Вообще Мандельштам склонен был прислушиваться к критике и порой менял неточные, неудачные строки. Однако в этом случае он хоть и смущался и смеялся над собой со всеми вместе, но упорствовал. Ирина Одоевцева рассказала об этом в своих мемуарах: «Георгий Иванов с напыщенной серьезностью читает о том, как в дуэли сошлись Гумилев и юный грузин Мандельштам:
…Зачем Гумилев головою поник,
Что мог Мандельштам совершить?
Он в спальню красавицы тайно проник
И вымолвил слово “любить”.
Взрыв смеха прерывает Иванова. Это Мандельштам, напрасно старавшийся сдержаться, не выдерживает:
– Ох, Жорж, Жорж, не могу! Ох, умру! «Вымолвить слово “любить”»!

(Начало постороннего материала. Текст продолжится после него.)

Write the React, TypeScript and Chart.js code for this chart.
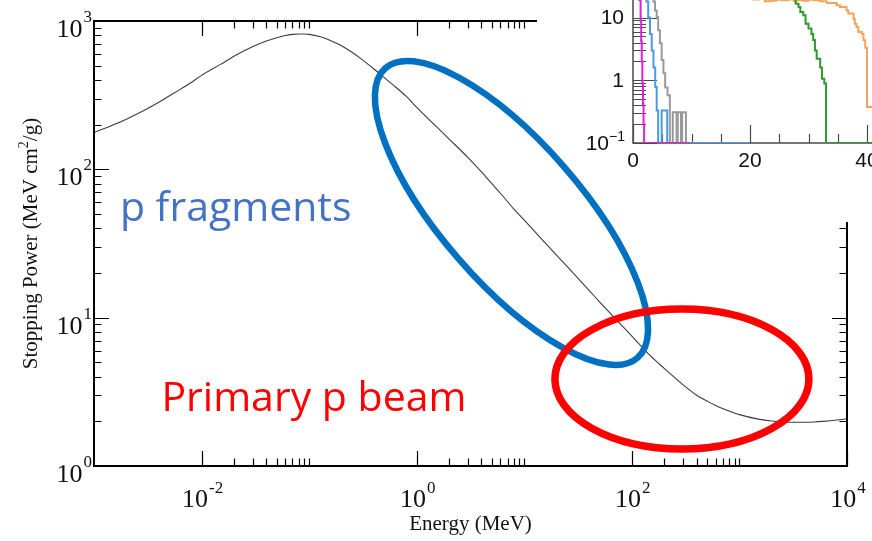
import React, { useEffect, useRef } from "react";
import { Chart, registerables } from "chart.js";

Chart.register(...registerables);

// Proton stopping power in water, MeV cm^2/g, against kinetic energy in MeV
const energyMeV = [
  0.001, 0.0015, 0.002, 0.003, 0.004, 0.005, 0.006, 0.008,
  0.01, 0.015, 0.02, 0.03, 0.04, 0.05, 0.06, 0.07, 0.08, 0.09,
  0.1, 0.125, 0.15, 0.2, 0.25, 0.3, 0.4, 0.5, 0.6, 0.8,
  1, 1.5, 2, 3, 4, 5, 6, 8,
  10, 15, 20, 30, 40, 50, 60, 80,
  100, 150, 200, 300, 400, 500, 600, 800,
  1000, 1500, 2000, 3000, 4000, 5000, 6000, 8000,
  10000,
];
const stoppingPower = [
  177, 199, 218, 252, 283, 312, 338, 385,
  430, 510, 578, 672, 733, 772, 798, 812, 818, 817,
  812, 785, 750, 680, 615, 560, 475, 415, 372, 310,
  262, 196, 160, 120, 96, 80, 69, 54,
  45.5, 33, 26.3, 19.2, 15.3, 12.8, 11.1, 8.9,
  7.5, 5.5, 4.55, 3.52, 3.0, 2.74, 2.56, 2.35,
  2.22, 2.07, 2.01, 1.97, 1.97, 1.98, 2.0, 2.04,
  2.08,
];

// Labelled decades of the main plot
const energyMajorTicks = [1e-2, 1, 1e2, 1e4];
const energyTickExponents = ["-2", "0", "2", "4"];
const powerMajorTicks = [1, 10, 100, 1000];
const powerTickExponents = ["0", "1", "2", "3"];

// Text callouts (anchored at energy / stopping power)
const calloutTexts = ["p fragments", "Primary p beam"];
const calloutEnergy = [0.00174, 0.00423];
const calloutPower = [44.9, 2.35];
const calloutColors = ["#4472C4", "#FF0000"];

// Highlight ellipses (centre in energy / stopping power)
const highlightEnergy = [7.6, 292];
const highlightPower = [50.8, 3.86];
const highlightColors = ["#0070C0", "#FF0000"];

// Inset histograms: bin left edges (x) and counts (y)
const magentaX = [1.1, 1.3, 1.4, 1.5, 1.6, 1.7, 1.8, 1.9, 2.0, 9.7];
const magentaY = [40, 19, 9, 4.2, 2.0, 0.9, 0.42, 0.2, 0.1, 0.1];

const blueX = [2.3, 2.6, 2.9, 3.2, 3.5, 3.8, 4.05, 4.3, 4.9, 5.85, 6.3, 20];
const blueY = [40, 18, 10, 5.5, 3.0, 1.6, 0.78, 0.33, 0.1, 0.33, 0.1, 0.1];

const grayX = [3.5, 3.76, 4.05, 4.3, 4.6, 4.9, 5.2, 5.5, 5.9, 6.3, 6.8, 7.45, 7.65, 8.2, 8.4, 9.05, 9.25];
const grayY = [40, 18, 13, 10.2, 6.3, 3.9, 2.1, 1.3, 0.77, 0.58, 0.1, 0.31, 0.1, 0.31, 0.1, 0.31, 0.1];

const greenX = [27.8, 28.3, 28.6, 29.1, 29.5, 30.0, 30.5, 30.8, 31.1, 31.4, 32.0, 32.3, 32.7, 33.0, 34.0, 60];
const greenY = [25, 16.7, 14.7, 12.3, 10.9, 8.0, 6.7, 5.5, 4.4, 3.0, 2.2, 1.6, 1.06, 0.89, 0.1, 0.1];

const orangeX = [18.5, 19.5, 20.5, 21.5, 22.5, 23.4, 24.5, 25.5, 26.5, 27.5, 28.0, 29.0, 30.0, 31.0, 32.0, 33.1, 34.8, 35.4, 36.5, 36.8, 37.7, 37.9, 38.2, 38.5, 39.1, 39.4, 39.7, 40.0, 40.25, 42];
const orangeY = [22, 20, 21, 19.5, 20, 18.2, 18.6, 19.2, 18.9, 19.5, 18.4, 19.0, 18.5, 19.2, 18.9, 18.2, 17.1, 15.7, 14.7, 13.0, 11.6, 9.6, 8.0, 7.1, 5.9, 5.55, 4.35, 3.3, 0.375, 0.375];

const insetXLabels = [0, 20, 40];
const insetYTicks = [0.1, 1, 10];
const insetYLabels = ["10", "1", "10"];

const SERIF = '"Liberation Serif", "Times New Roman", serif';
const SANS = '"Liberation Sans", Arial, sans-serif';

function drawPower(
  ctx: CanvasRenderingContext2D,
  exp: string,
  x: number,
  baseY: number,
  supY: number,
  align: "center" | "right",
  baseFont: string,
  supFont: string
) {
  ctx.font = baseFont;
  const wb = ctx.measureText("10").width;
  ctx.font = supFont;
  const ws = ctx.measureText(exp).width;
  const total = wb + 1 + ws;
  const x0 = align === "center" ? x - total / 2 : x - total;
  ctx.textAlign = "left";
  ctx.textBaseline = "alphabetic";
  ctx.font = baseFont;
  ctx.fillText("10", x0, baseY);
  ctx.font = supFont;
  ctx.fillText(exp, x0 + wb + 1, supY);
}

const mainFrame = {
  id: "mainFrame",
  afterDraw(chart: any) {
    const { ctx, chartArea: a } = chart;
    const xs = chart.scales.x;
    const ys = chart.scales.y;
    const MAJOR = 15;
    const MINOR = 7.5;
    ctx.save();

    // inward ticks on all four sides
    ctx.strokeStyle = "#000";
    ctx.lineWidth = 1.2;
    ctx.beginPath();
    const xTick = (v: number, len: number) => {
      const p = Math.round(xs.getPixelForValue(v)) + 0.5;
      ctx.moveTo(p, a.bottom);
      ctx.lineTo(p, a.bottom - len);
      ctx.moveTo(p, a.top);
      ctx.lineTo(p, a.top + len);
    };
    const yTick = (v: number, len: number) => {
      const p = Math.round(ys.getPixelForValue(v)) + 0.5;
      ctx.moveTo(a.left, p);
      ctx.lineTo(a.left + len, p);
      ctx.moveTo(a.right, p);
      ctx.lineTo(a.right - len, p);
    };
    energyMajorTicks.forEach((m, i) => {
      xTick(m, MAJOR);
      if (i < energyMajorTicks.length - 1) {
        for (let k = 2; k <= 10; k++) xTick(k * m, MINOR);
      }
    });
    powerMajorTicks.forEach((m, i) => {
      yTick(m, MAJOR);
      if (i < powerMajorTicks.length - 1) {
        for (let k = 2; k <= 9; k++) yTick(k * m, MINOR);
      }
    });
    ctx.stroke();

    // frame
    ctx.lineWidth = 2;
    ctx.strokeRect(a.left, a.top, a.right - a.left, a.bottom - a.top);

    // tick labels
    ctx.fillStyle = "#111";
    const baseFont = `26px ${SERIF}`;
    const supFont = `17px ${SERIF}`;
    energyMajorTicks.forEach((m, i) => {
      const p = xs.getPixelForValue(m);
      drawPower(ctx, energyTickExponents[i], p + 1, a.bottom + 41, a.bottom + 27, "center", baseFont, supFont);
    });
    powerMajorTicks.forEach((m, i) => {
      const p = ys.getPixelForValue(m);
      drawPower(ctx, powerTickExponents[i], a.left - 2, p + 16, p + 1, "right", baseFont, supFont);
    });

    // axis titles
    ctx.font = `21px ${SERIF}`;
    ctx.textAlign = "center";
    ctx.textBaseline = "alphabetic";
    ctx.fillText("Energy (MeV)", (a.left + a.right) / 2, a.bottom + 64);

    ctx.save();
    ctx.translate(a.left - 57, (a.top + a.bottom) / 2);
    ctx.rotate(-Math.PI / 2);
    const t1 = "Stopping Power (MeV cm";
    const t2 = "2";
    const t3 = "/g)";
    ctx.font = `21px ${SERIF}`;
    const w1 = ctx.measureText(t1).width;
    const w3 = ctx.measureText(t3).width;
    ctx.font = `14px ${SERIF}`;
    const w2 = ctx.measureText(t2).width;
    let x0 = -(w1 + w2 + w3) / 2;
    ctx.textAlign = "left";
    ctx.font = `21px ${SERIF}`;
    ctx.fillText(t1, x0, 0);
    x0 += w1;
    ctx.font = `14px ${SERIF}`;
    ctx.fillText(t2, x0, -9);
    x0 += w2;
    ctx.font = `21px ${SERIF}`;
    ctx.fillText(t3, x0, 0);
    ctx.restore();

    // callouts
    ctx.font = `41px "Open Sans", "Noto Sans", sans-serif`;
    ctx.textAlign = "left";
    ctx.textBaseline = "alphabetic";
    calloutTexts.forEach((t, i) => {
      ctx.fillStyle = calloutColors[i];
      ctx.fillText(t, xs.getPixelForValue(calloutEnergy[i]), ys.getPixelForValue(calloutPower[i]));
    });

    ctx.restore();
  },
};

const insetFrame = {
  id: "insetFrame",
  beforeDatasetsDraw(chart: any) {
    const { ctx, chartArea: a } = chart;
    const xs = chart.scales.x;
    const ys = chart.scales.y;
    ctx.save();
    ctx.strokeStyle = "#4a4a4a";
    ctx.lineWidth = 1.5;
    ctx.beginPath();
    ctx.moveTo(a.left, a.top);
    ctx.lineTo(a.left, a.bottom);
    ctx.lineTo(a.right, a.bottom);
    ctx.stroke();

    ctx.lineWidth = 1.2;
    ctx.beginPath();
    for (let v = 0; v <= 60; v += 5) {
      const p = Math.round(xs.getPixelForValue(v)) + 0.5;
      const len = v % 20 === 0 ? 18 : 9;
      ctx.moveTo(p, a.bottom);
      ctx.lineTo(p, a.bottom - len);
    }
    [0.1, 1, 10].forEach((d) => {
      const pm = Math.round(ys.getPixelForValue(d)) + 0.5;
      ctx.moveTo(a.left, pm);
      ctx.lineTo(a.left + 24, pm);
      for (let k = 2; k <= 9; k++) {
        const p = Math.round(ys.getPixelForValue(k * d)) + 0.5;
        ctx.moveTo(a.left, p);
        ctx.lineTo(a.left + 13, p);
      }
    });
    ctx.stroke();
    ctx.restore();
  },
  afterDraw(chart: any) {
    const { ctx, chartArea: a } = chart;
    const xs = chart.scales.x;
    const ys = chart.scales.y;
    ctx.save();
    ctx.fillStyle = "#111";
    ctx.font = `21px ${SANS}`;
    ctx.textAlign = "center";
    ctx.textBaseline = "alphabetic";
    insetXLabels.forEach((v) => {
      ctx.fillText(String(v), xs.getPixelForValue(v), a.bottom + 24);
    });
    ctx.textAlign = "right";
    ctx.textBaseline = "middle";
    insetYTicks.forEach((v, i) => {
      const p = ys.getPixelForValue(v);
      if (v < 1) {
        ctx.font = `14px ${SANS}`;
        const ws = ctx.measureText("\u22121").width;
        ctx.fillText("\u22121", a.left - 8, p - 6);
        ctx.font = `21px ${SANS}`;
        ctx.fillText(insetYLabels[i], a.left - 8 - ws, p + 1);
      } else {
        ctx.font = `21px ${SANS}`;
        ctx.fillText(insetYLabels[i], a.left - 9, p + 1);
      }
    });
    ctx.restore();
  },
};

function toPoints(xs: number[], ys: number[]) {
  return xs.map((x, i) => ({ x, y: ys[i] }));
}

function histogram(label: string, xs: number[], ys: number[], color: string) {
  return {
    label,
    data: toPoints(xs, ys),
    borderColor: color,
    backgroundColor: color,
    borderWidth: 2,
    pointRadius: 0,
    stepped: "after" as const,
    fill: false,
  };
}

function drawHighlights(canvas: HTMLCanvasElement, chart: any) {
  const ctx = canvas.getContext("2d");
  if (!ctx) return;
  ctx.clearRect(0, 0, canvas.width, canvas.height);
  const xs = chart.scales.x;
  const ys = chart.scales.y;
  const radii = [
    [192, 70],
    [127, 70],
  ];
  const tilt = [(49 * Math.PI) / 180, 0];
  const widths = [6.5, 7.5];
  highlightEnergy.forEach((e, i) => {
    const cx = xs.getPixelForValue(e);
    const cy = ys.getPixelForValue(highlightPower[i]);
    ctx.beginPath();
    ctx.ellipse(cx, cy, radii[i][0], radii[i][1], tilt[i], 0, Math.PI * 2);
    ctx.strokeStyle = highlightColors[i];
    ctx.lineWidth = widths[i];
    ctx.stroke();
  });
}

export default function App() {
  const mainRef = useRef<HTMLCanvasElement>(null);
  const insetRef = useRef<HTMLCanvasElement>(null);
  const overlayRef = useRef<HTMLCanvasElement>(null);

  useEffect(() => {
    if (!mainRef.current || !insetRef.current || !overlayRef.current) return;

    const main = new Chart(mainRef.current, {
      type: "line",
      data: {
        datasets: [
          {
            label: "Stopping power",
            data: toPoints(energyMeV, stoppingPower),
            borderColor: "#3c3c3c",
            borderWidth: 1.1,
            pointRadius: 0,
            cubicInterpolationMode: "monotone",
            fill: false,
          },
        ],
      },
      options: {
        responsive: false,
        animation: false,
        devicePixelRatio: 1,
        events: [],
        layout: { padding: { left: 94, right: 25, top: 21, bottom: 75 } },
        scales: {
          x: { type: "logarithmic", min: 0.001, max: 10000, display: false },
          y: { type: "logarithmic", min: 1, max: 1000, display: false },
        },
        plugins: { legend: { display: false }, tooltip: { enabled: false } },
      },
      plugins: [mainFrame],
    });

    const inset = new Chart(insetRef.current, {
      type: "line",
      data: {
        datasets: [
          histogram("magenta", magentaX, magentaY, "#E21FD8"),
          histogram("blue", blueX, blueY, "#4A9BE0"),
          histogram("gray", grayX, grayY, "#9A9A9A"),
          histogram("green", greenX, greenY, "#2E9B2E"),
          histogram("orange", orangeX, orangeY, "#F0A55A"),
        ],
      },
      options: {
        responsive: false,
        animation: false,
        devicePixelRatio: 1,
        events: [],
        layout: { padding: { left: 96, right: 10, top: 4.9, bottom: 41 } },
        scales: {
          x: { type: "linear", min: 0, max: 60, display: false },
          y: { type: "logarithmic", min: 0.1, max: 100, display: false },
        },
        plugins: { legend: { display: false }, tooltip: { enabled: false } },
      },
      plugins: [insetFrame],
    });

    drawHighlights(overlayRef.current, main);

    return () => {
      main.destroy();
      inset.destroy();
    };
  }, []);

  return (
    <div
      style={{
        position: "fixed",
        left: 0,
        top: 0,
        width: 872,
        height: 541,
        background: "#fff",
        overflow: "hidden",
      }}
    >
      <canvas
        ref={mainRef}
        width={872}
        height={541}
        style={{ position: "absolute", left: 0, top: 0 }}
      />
      <div
        style={{
          position: "absolute",
          left: 537,
          top: 0,
          width: 335,
          height: 222,
          background: "#fff",
          overflow: "hidden",
        }}
      >
        <canvas
          ref={insetRef}
          width={457}
          height={234}
          style={{ position: "absolute", left: 0, top: -50 }}
        />
      </div>
      <canvas
        ref={overlayRef}
        width={872}
        height={541}
        style={{ position: "absolute", left: 0, top: 0, pointerEvents: "none" }}
      />
    </div>
  );
}
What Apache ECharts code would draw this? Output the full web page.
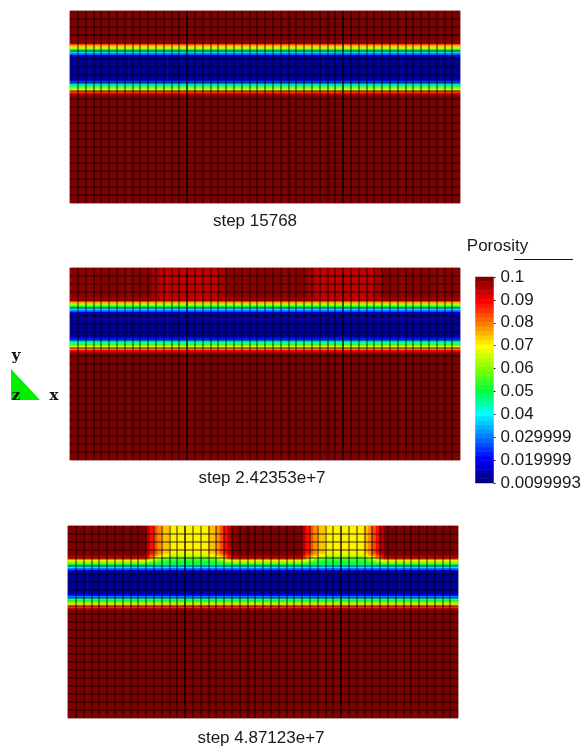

Только на прошлой неделе Мандельштам написал свои прославившиеся стихи “Сестры – тяжесть и нежность” [164]. В первом варианте вместо “Легче камень поднять, чем имя твое повторить” было: “Чем вымолвить слово ʻлюбитьʼ”.
И Мандельштам уверял, что это очень хорошо как пример “русской латыни”, и долго не соглашался переделать эту строчку, заменить ее другой: “Чем имя твое повторить”, – придуманной Гумилевым» [165].
Долго не соглашался на замену, и, судя по всему, стихотворение, в целом завершенное, существовало какое-то время в двух вариантах, что для Мандельштама не редкость: если первый зафиксирован в четырех публикациях 1920–1922 годов, то второй отложился в двух автографах 1921–1922 годов.